**TASK TO COMPLETE**
The lines from the top of the material below through the line containing "ax = fig.add_axes([125" are to be printed exactly, with pictures omitted.
+ + + +
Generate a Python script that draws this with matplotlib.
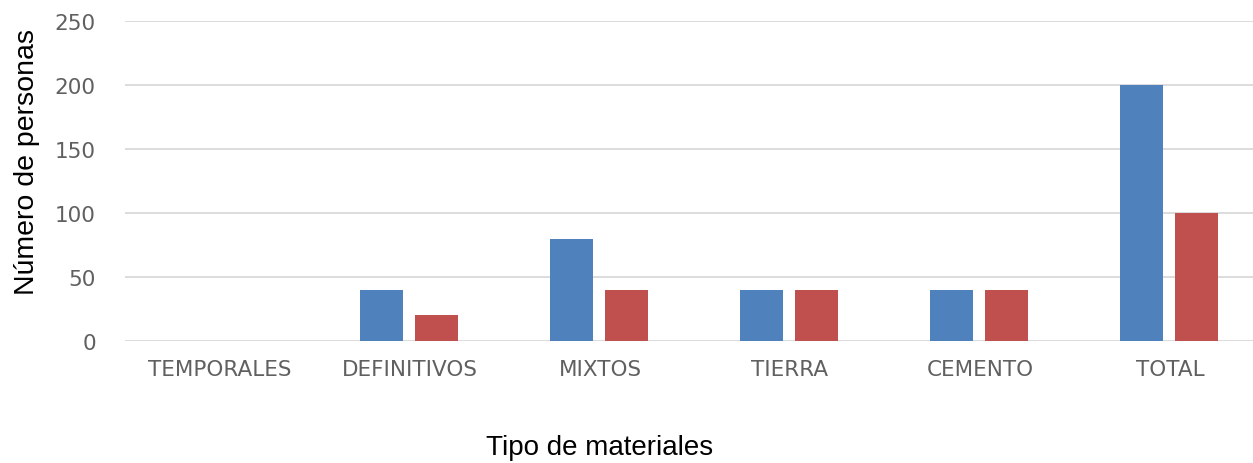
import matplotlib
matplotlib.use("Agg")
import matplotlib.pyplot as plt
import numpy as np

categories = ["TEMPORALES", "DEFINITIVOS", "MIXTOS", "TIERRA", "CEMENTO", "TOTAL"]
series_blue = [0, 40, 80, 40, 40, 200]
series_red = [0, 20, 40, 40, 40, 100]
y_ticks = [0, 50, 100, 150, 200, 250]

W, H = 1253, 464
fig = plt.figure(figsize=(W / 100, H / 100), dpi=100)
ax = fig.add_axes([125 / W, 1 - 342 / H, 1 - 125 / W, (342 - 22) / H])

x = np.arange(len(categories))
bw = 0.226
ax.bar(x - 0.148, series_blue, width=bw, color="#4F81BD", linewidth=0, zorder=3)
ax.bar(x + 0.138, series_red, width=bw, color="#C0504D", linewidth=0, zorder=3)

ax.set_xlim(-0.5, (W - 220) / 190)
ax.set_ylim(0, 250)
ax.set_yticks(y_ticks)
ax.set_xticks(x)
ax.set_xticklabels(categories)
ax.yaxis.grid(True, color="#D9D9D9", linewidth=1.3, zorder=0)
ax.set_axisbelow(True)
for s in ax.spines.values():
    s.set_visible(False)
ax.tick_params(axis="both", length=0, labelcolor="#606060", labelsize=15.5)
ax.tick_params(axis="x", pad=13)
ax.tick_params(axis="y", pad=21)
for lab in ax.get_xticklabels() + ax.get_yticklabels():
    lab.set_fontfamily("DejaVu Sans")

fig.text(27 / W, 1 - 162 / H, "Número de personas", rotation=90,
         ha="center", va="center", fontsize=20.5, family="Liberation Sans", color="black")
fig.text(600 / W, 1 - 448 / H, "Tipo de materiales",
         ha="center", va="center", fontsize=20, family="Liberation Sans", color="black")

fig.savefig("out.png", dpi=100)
+ + + +
**THE RESULT**
Generate a Python script that draws this with matplotlib.
import matplotlib
matplotlib.use("Agg")
import matplotlib.pyplot as plt
import numpy as np

categories = ["TEMPORALES", "DEFINITIVOS", "MIXTOS", "TIERRA", "CEMENTO", "TOTAL"]
series_blue = [0, 40, 80, 40, 40, 200]
series_red = [0, 20, 40, 40, 40, 100]
y_ticks = [0, 50, 100, 150, 200, 250]

W, H = 1253, 464
fig = plt.figure(figsize=(W / 100, H / 100), dpi=100)
ax = fig.add_axes([125 / W, 1 - 342 / H, 1 - 125 / W, (342 - 22) / H])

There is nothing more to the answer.